I was still laughing. I almost couldn’t get it back at that point. Mary looked angry.
“Because someone broke in my room and stole my teeth! I had a nice set of teeth! They were expensive! People are so mean.” Her eyes roved from us to her cake plate again. I was ready with my alibi for the window where her teeth went missing, I half expected her to come after me.
At the next table, Francis was bent over a salad, trying to keep pace with the other residents and finish her dinner. Every other resident in the room had moved on to dessert. Francis, hunched over, was eye level to the food in front of her and finally took inventory of her situation. She spoke up in a quiet, raspy voice.
“Why does everyone else have chocolate cake and all I got was lettuce?”

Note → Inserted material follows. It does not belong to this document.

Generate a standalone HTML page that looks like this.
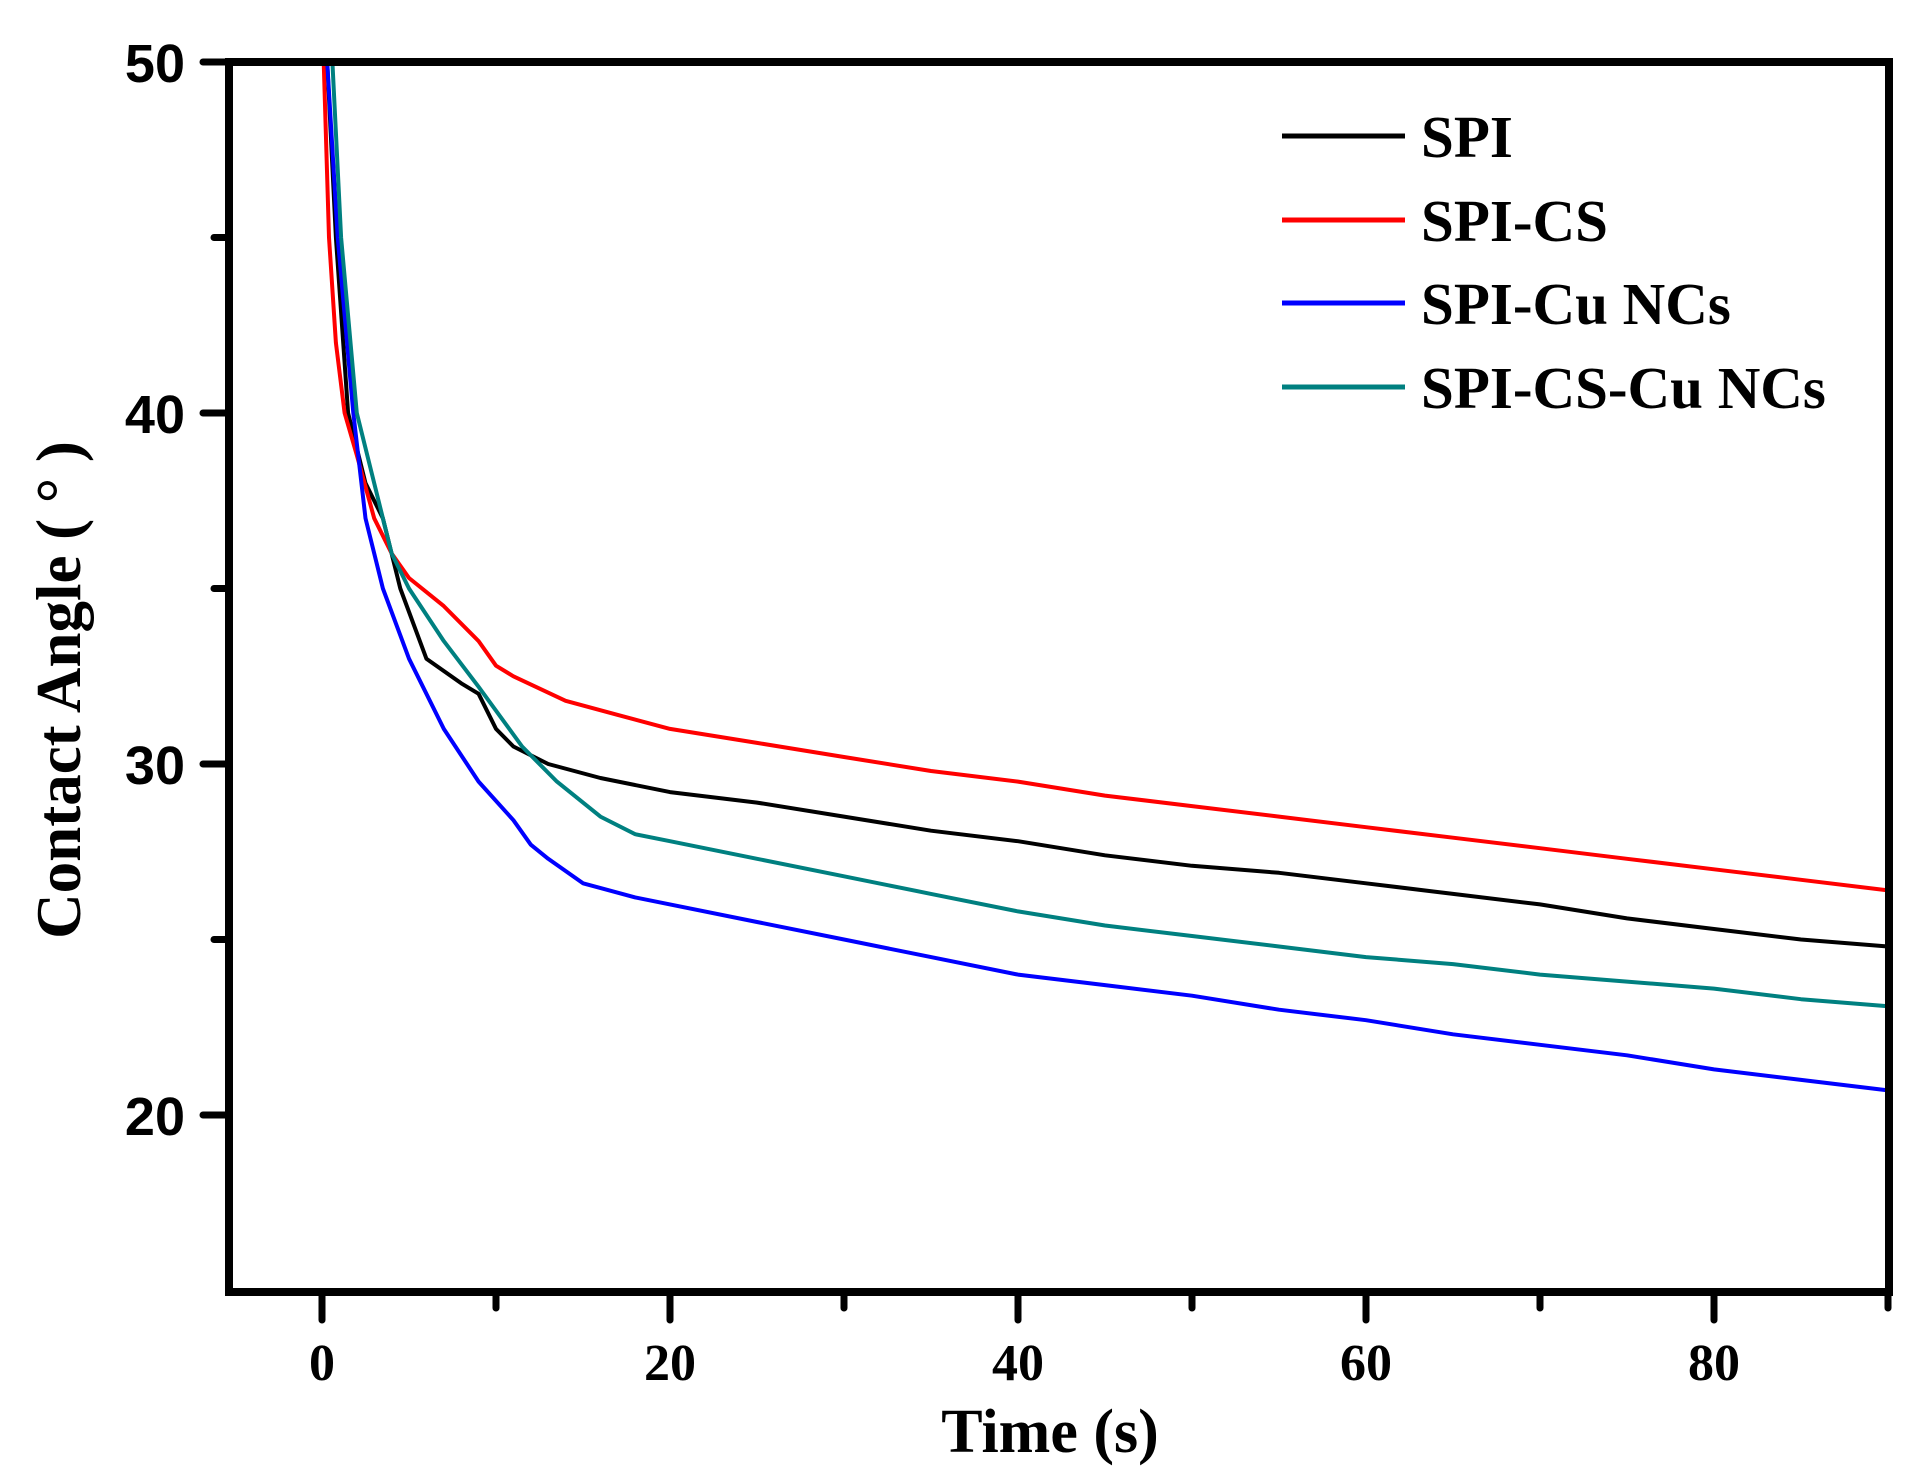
<!DOCTYPE html>
<html><head><meta charset="utf-8"><style>
html,body{margin:0;padding:0;background:#fff;}
svg{display:block;}
</style></head><body>
<svg id="s" width="1928" height="1480" xmlns="http://www.w3.org/2000/svg">
<rect width="1928" height="1480" fill="#fff"/>
<g id="curves" fill="none" stroke-width="4" stroke-linejoin="round"></g>
<g stroke="#000" stroke-width="8" stroke-linecap="round" fill="none">
<rect x="229" y="62" width="1660" height="1230" stroke-linecap="square"/>
</g>
<g id="ticks" stroke="#000" stroke-width="7" stroke-linecap="round"></g>
<g font-family="Liberation Sans, Arial, sans-serif" font-weight="bold" font-size="54" text-anchor="end">
<text x="185" y="82">50</text>
<text x="185" y="433">40</text>
<text x="185" y="784">30</text>
<text x="185" y="1135">20</text>
</g>
<g font-family="Liberation Serif, serif" font-weight="bold" font-size="52" text-anchor="middle">
<text x="322" y="1380">0</text>
<text x="670" y="1380">20</text>
<text x="1018" y="1380">40</text>
<text x="1366" y="1380">60</text>
<text x="1714" y="1380">80</text>
<text x="1050" y="1452" font-size="62">Time (s)</text>
<text transform="translate(80,690) rotate(-90)" font-size="63">Contact Angle ( ° )</text>
</g>
<g stroke-width="5">
<line x1="1282" y1="136" x2="1405" y2="136" stroke="#000"/>
<line x1="1282" y1="220" x2="1405" y2="220" stroke="#ff0000"/>
<line x1="1282" y1="303" x2="1405" y2="303" stroke="#0000ff"/>
<line x1="1282" y1="387" x2="1405" y2="387" stroke="#008080"/>
</g>
<g font-family="Liberation Serif, serif" font-weight="bold" font-size="59">
<text x="1421" y="157">SPI</text>
<text x="1421" y="241">SPI-CS</text>
<text x="1421" y="324">SPI-Cu NCs</text>
<text x="1421" y="408">SPI-CS-Cu NCs</text>
</g>
</svg>
<script>
var X=function(x){return 322+17.4*x}, Y=function(y){return 62+35.1*(50-y)};
var ns="http://www.w3.org/2000/svg";
var data={
"#000000":[[0.3,50],[0.8,45],[1.5,40],[2.5,38],[3.5,37],[4.5,35],[6,33],[8,32.3],[9,32],[10,31],[11,30.5],[13,30],[16,29.6],[20,29.2],[25,28.9],[30,28.5],[35,28.1],[40,27.8],[45,27.4],[50,27.1],[55,26.9],[60,26.6],[65,26.3],[70,26],[75,25.6],[80,25.3],[85,25],[90,24.8]],
"#ff0000":[[0.1,50],[0.4,45],[0.8,42],[1.3,40],[2,38.8],[3,37],[4,36],[5,35.3],[7,34.5],[9,33.5],[10,32.8],[11,32.5],[14,31.8],[17,31.4],[20,31],[25,30.6],[30,30.2],[35,29.8],[40,29.5],[45,29.1],[50,28.8],[55,28.5],[60,28.2],[65,27.9],[70,27.6],[75,27.3],[80,27],[85,26.7],[90,26.4]],
"#0000ff":[[0.3,50],[0.9,45],[1.8,40],[2.5,37],[3.5,35],[5,33],[7,31],[9,29.5],[11,28.4],[12,27.7],[13,27.3],[15,26.6],[18,26.2],[20,26],[25,25.5],[30,25],[35,24.5],[40,24],[45,23.7],[50,23.4],[55,23],[60,22.7],[65,22.3],[70,22],[75,21.7],[80,21.3],[85,21],[90,20.7]],
"#008080":[[0.6,50],[1.1,45],[2,40],[3,38],[4,36],[5,35],[7,33.5],[9,32.2],[11.5,30.5],[13.5,29.5],[16,28.5],[18,28],[20,27.8],[25,27.3],[30,26.8],[35,26.3],[40,25.8],[45,25.4],[50,25.1],[55,24.8],[60,24.5],[65,24.3],[70,24],[75,23.8],[80,23.6],[85,23.3],[90,23.1]]};
var g=document.getElementById("curves");
for(var c in data){var p=document.createElementNS(ns,"polyline");
p.setAttribute("points",data[c].map(function(d){return X(d[0]).toFixed(1)+","+Y(d[1]).toFixed(1)}).join(" "));
p.setAttribute("stroke",c);g.appendChild(p);}
var t=document.getElementById("ticks");
function L(a,b,c,d){var l=document.createElementNS(ns,"line");l.setAttribute("x1",a);l.setAttribute("y1",b);l.setAttribute("x2",c);l.setAttribute("y2",d);t.appendChild(l);}
for(var v=20;v<=50;v+=5){var y=Y(v);L(v%10==0?203:214,y,229,y);}
for(var v=0;v<=90;v+=10){var x=X(v);L(x,1292,x,v%20==0?1320:1308);}
</script>
</body></html>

If I had a nickel for every time I’ve wondered this, I would have just that one nickel. But some variation of this question has passed my brain 100 times. And that’s like 5 dollars.
Some days are like this.
You end up with a plate full of lettuce while the rest of the world eats cake.
6 thoughts on “The Convalescent Chronicles – Chapter 1”
Fascinating! And to see your skills increasing is quite comforting to an old guy like me…..
To me too.
Another great read! I’m amazed by you. 💖
I honestly cant remember how I stumbled on to your blog but I am grateful for the periodic essays you send our way. What a fresh breath of honesty, humor, humility and real life. A highlight to find in my in-box. Thank you for sharing your life.
Thank you, Karen, for reading and caring. I just report life as i see it.
It’s always good to improve your people skills. I think you’re going to be quite an interesting old person. Wish I’d still be around to see it.